Deputados do PSOL consideram anistias a partidos da PEC 9 inconstitucionais e apresentam voto em separado na Comissão de Constituição e Justiça
Membros titulares, Sâmia Bomfim (SP) e Tarcísio Motta (RJ) conseguiram adiar a votação por semanas para alertar imprensa e sociedade e assinam documento que explica como a emenda premia os atos ilegais. Votação deve ocorrer hoje
16 maio 2023, 12:14 Tempo de leitura: 3 minutos, 29 segundos“O descumprimento da lei compensa”. Para a bancada do PSOL na Câmara, que apresentou voto em separado contra a Proposta de Emenda à Constituição nº 9 (PEC 9) na Comissão de Constituição e Justiça (CCJ), é essa a mensagem que aquele texto passa. Resumidamente, a proposição retira as sanções previstas aos partidos que não preencheram a cota mínima de recursos ou não destinaram valores mínimos para candidaturas de mulheres e pessoas negras nas eleições, além de abrir margem ao uso de financiamento empresarial para pagamento de dívidas com fornecedores assumidas até 2015.
Sob aparente neutralidade – “conceder anistia a partidos políticos” –, a proposta mina os avanços levados a efeito para inclusão de mulheres e pessoas negras na política e cria os piores incentivos às agremiações “porque sinaliza que o descumprimento da lei compensa, porque será concedida, a cada dois anos, anistia às greis violadoras das ações afirmativas”.
Afirma a bancada, em seu voto em separado: “Apesar das relevantes contribuições de nossos principais Tribunais (STF e TSE, detalhadas no documento) para a inclusão política de mulheres e pessoas negras, este Congresso Nacional _oportunisticamente_ e inspirado em interesses particulares e mesquinhos, apresenta a famigerada PEC nº 9, de 2023”.

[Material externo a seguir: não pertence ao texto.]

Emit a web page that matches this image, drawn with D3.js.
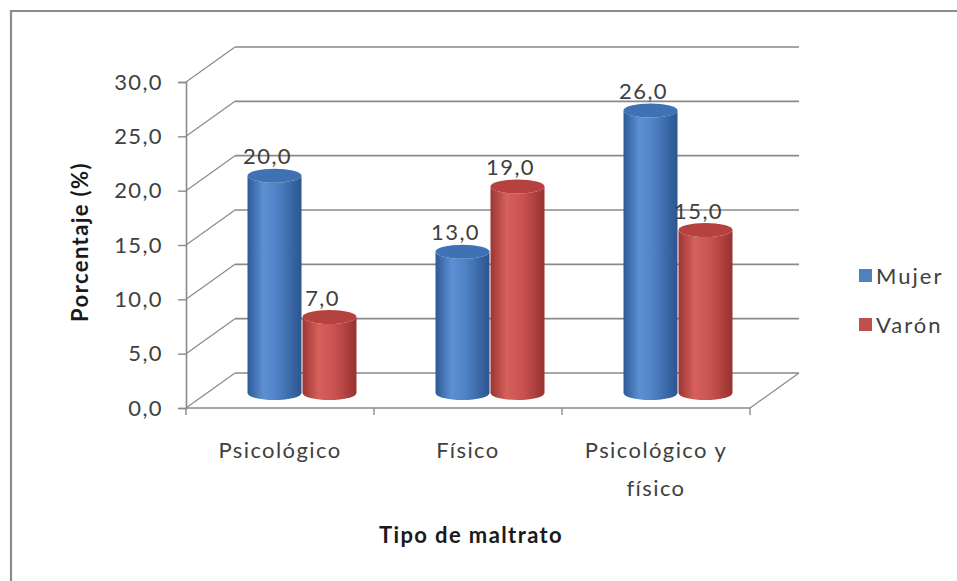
<!DOCTYPE html>
<html><head><meta charset="utf-8">
<script src="https://cdn.jsdelivr.net/npm/d3@7"></script>
<style>body{margin:0;background:#fff}svg{display:block}</style>
</head><body><svg id="c" width="957" height="581"></svg>
<script>
const categories = [["Psicológico"], ["Físico"], ["Psicológico y", "físico"]];
const categoryKeys = ["Psicológico", "Físico", "Psicológico y físico"];
const seriesNames = ["Mujer", "Varón"];
const mujer = [20.0, 13.0, 26.0];
const varon = [7.0, 19.0, 15.0];
const yTicks = [0, 5, 10, 15, 20, 25, 30];
const colors = {Mujer: "#4f81bd", Varón: "#c0504d"};

const svg = d3.select("#c");
const FONT = "Lato, 'Open Sans', sans-serif";
const LS = 1.4;

// border (left + top)
svg.append("path").attr("d", "M11,581 L11,11 L957,11").attr("fill", "none")
  .attr("stroke", "#8c8c8c").attr("stroke-width", 2.2);

const y = d3.scaleLinear().domain([0, 30]).range([408, 82]);
const x = d3.scaleBand().domain(categoryKeys).range([186, 750]);
const DX = 49, DY = -35; // depth of the 3D box
const grid = "#8a8a8a";

// back wall gridlines + diagonals
yTicks.forEach(t => {
  svg.append("line").attr("x1", x.range()[0] + DX).attr("x2", x.range()[1] + DX)
    .attr("y1", y(t) + DY).attr("y2", y(t) + DY).attr("stroke", grid).attr("stroke-width", 1.6);
  svg.append("line").attr("x1", x.range()[0]).attr("x2", x.range()[0] + DX)
    .attr("y1", y(t)).attr("y2", y(t) + DY).attr("stroke", grid).attr("stroke-width", 1.2);
});
// floor front edge and right diagonal
svg.append("line").attr("x1", x.range()[0]).attr("x2", x.range()[1]).attr("y1", y(0)).attr("y2", y(0))
  .attr("stroke", grid).attr("stroke-width", 1.6);
svg.append("line").attr("x1", x.range()[1]).attr("x2", x.range()[1] + DX).attr("y1", y(0)).attr("y2", y(0) + DY)
  .attr("stroke", grid).attr("stroke-width", 1.2);

// y axis
const yAxis = svg.append("g").attr("transform", `translate(${x.range()[0]},0)`)
  .call(d3.axisLeft(y).tickValues(yTicks).tickSize(8).tickPadding(15)
    .tickFormat(d => d3.format(".1f")(d).replace(".", ",")));
yAxis.select(".domain").attr("stroke", grid).attr("stroke-width", 1.6);
yAxis.selectAll(".tick line").attr("stroke", grid).attr("stroke-width", 1.4);
yAxis.selectAll(".tick text").attr("font-family", FONT).attr("font-size", 22)
  .attr("letter-spacing", LS).attr("fill", "#404040");

// x axis ticks
const xEdges = [x.range()[0]].concat(categoryKeys.map(c => x(c) + x.bandwidth()));
xEdges.forEach(e => svg.append("line").attr("x1", e).attr("x2", e).attr("y1", y(0)).attr("y2", y(0) + 7)
  .attr("stroke", grid).attr("stroke-width", 1.4));
categories.forEach((lines, i) => {
  const t = svg.append("text").attr("x", x(categoryKeys[i]) + x.bandwidth() / 2).attr("y", 458)
    .attr("text-anchor", "middle").attr("font-family", FONT).attr("font-size", 22)
    .attr("letter-spacing", LS).attr("fill", "#404040");
  lines.forEach((l, j) => t.append("tspan").attr("x", x(categoryKeys[i]) + x.bandwidth() / 2)
    .attr("dy", j === 0 ? 0 : 38).text(l));
});

// gradients
const defs = svg.append("defs");
function grad(id, stops) {
  const g = defs.append("linearGradient").attr("id", id).attr("x1", 0).attr("x2", 1).attr("y1", 0).attr("y2", 0);
  stops.forEach(s => g.append("stop").attr("offset", s[0]).attr("stop-color", s[1]));
}
grad("gMujer", [[0, "#2d5a97"], [0.3, "#5d90d3"], [0.55, "#4f82c6"], [1, "#2b5590"]]);
grad("gVarón", [[0, "#9c3633"], [0.3, "#d6605c"], [0.6, "#c8524f"], [1, "#983230"]]);
const capColor = {Mujer: "#3f72b4", Varón: "#b5423f"};

// cylinders
const MID_DX = 22, MID_DY = -15;
const xs = d3.scaleBand().domain(seriesNames).range([-55, 55]);
const rows = [];
categoryKeys.forEach((c, i) => {
  rows.push({cat: c, s: "Mujer", v: mujer[i]});
  rows.push({cat: c, s: "Varón", v: varon[i]});
});
const RY = 7;
rows.forEach(d => {
  const cx0 = x(d.cat) + x.bandwidth() / 2 + MID_DX + xs(d.s);
  const w = xs.bandwidth() - 1;
  const l = cx0 + 0.5, r = cx0 + 0.5 + w, rx = w / 2, cx = (l + r) / 2;
  const base = y(0) + MID_DY, top = y(d.v) + MID_DY;
  svg.append("path")
    .attr("d", `M${l},${top} L${l},${base} A${rx},${RY} 0 0 0 ${r},${base} L${r},${top} A${rx},${RY} 0 0 1 ${l},${top} Z`)
    .attr("fill", `url(#g${d.s})`);
  svg.append("ellipse").attr("cx", cx).attr("cy", top).attr("rx", rx).attr("ry", RY).attr("fill", capColor[d.s]);
  svg.append("text").attr("x", cx - 7).attr("y", top - 19).attr("dy", "0.35em").attr("text-anchor", "middle")
    .attr("font-family", FONT).attr("font-size", 22).attr("letter-spacing", LS).attr("fill", "#404040")
    .text(d3.format(".1f")(d.v).replace(".", ","));
});

// axis titles
svg.append("text").attr("transform", "translate(80,242) rotate(-90)").attr("text-anchor", "middle")
  .attr("dy", "0.35em").attr("font-family", FONT).attr("font-weight", "bold").attr("font-size", 22)
  .attr("letter-spacing", LS).attr("fill", "#1a1a1a").text("Porcentaje (%)");
svg.append("text").attr("x", 471).attr("y", 543).attr("text-anchor", "middle")
  .attr("font-family", FONT).attr("font-weight", "bold").attr("font-size", 22)
  .attr("letter-spacing", LS).attr("fill", "#1a1a1a").text("Tipo de maltrato");

// legend
seriesNames.forEach((s, i) => {
  const ly = 276 + i * 49;
  svg.append("rect").attr("x", 859).attr("y", ly - 7).attr("width", 13).attr("height", 13).attr("fill", colors[s]);
  svg.append("text").attr("x", 876).attr("y", ly).attr("dy", "0.35em").attr("font-family", FONT)
    .attr("font-size", 22).attr("letter-spacing", 2).attr("fill", "#404040").text(s);
});
</script></body></html>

Além disso, no aspecto estritamente legal, as anistias instituídas pela PEC nº 9, 2023, violam claramente o princípio da segurança jurídica, em sua dimensão de proteção da confiança, da expectativa legítima e da boa-fé objetiva. A base deste argumento é que os pronunciamentos judiciais dos principais tribunais do país que deram efetividade às ações afirmativas de inclusão de mulheres e pessoas negras na política geraram em seus destinatários legítimas expectativas que devem ser preservadas.
“A PEC 9 é um retrocesso para a democracia brasileira. Depois de avanços e conquistas para mulheres e negros conseguirem financiamento público de campanha, ela anistia os que não se comprometeram com isso, rasga compromissos éticos e de bom uso do dinheiro público, ao propor anistia geral a quem tem irregularidades nas prestações de contas. E, por fim, reinsere a possibilidade de financiamento empresarial às campanhas e partidos”, afirma a Sâmia.
Tarcísio e Sâmia conseguiram adiar a votação da PEC por duas semanas com o objetivo de mobilizar a sociedade civil e alertar a imprensa. “A PEC 9 é um absurdo tanto na sua forma quanto no seu conteúdo. São regras e normas que já haviam sido aprovadas pelo Congresso e agora esse mesmo Congresso quer perdoar e anistiar as dívidas dos próprios partidos. O que deveria ser um incentivo para que mulheres e negros fossem eleitos e, assim, aumentassem a sua representatividade, deixa de acontecer. Não podemos continuar a compactuar com a falta de representatividade no Congresso”, justifica Tarcísio.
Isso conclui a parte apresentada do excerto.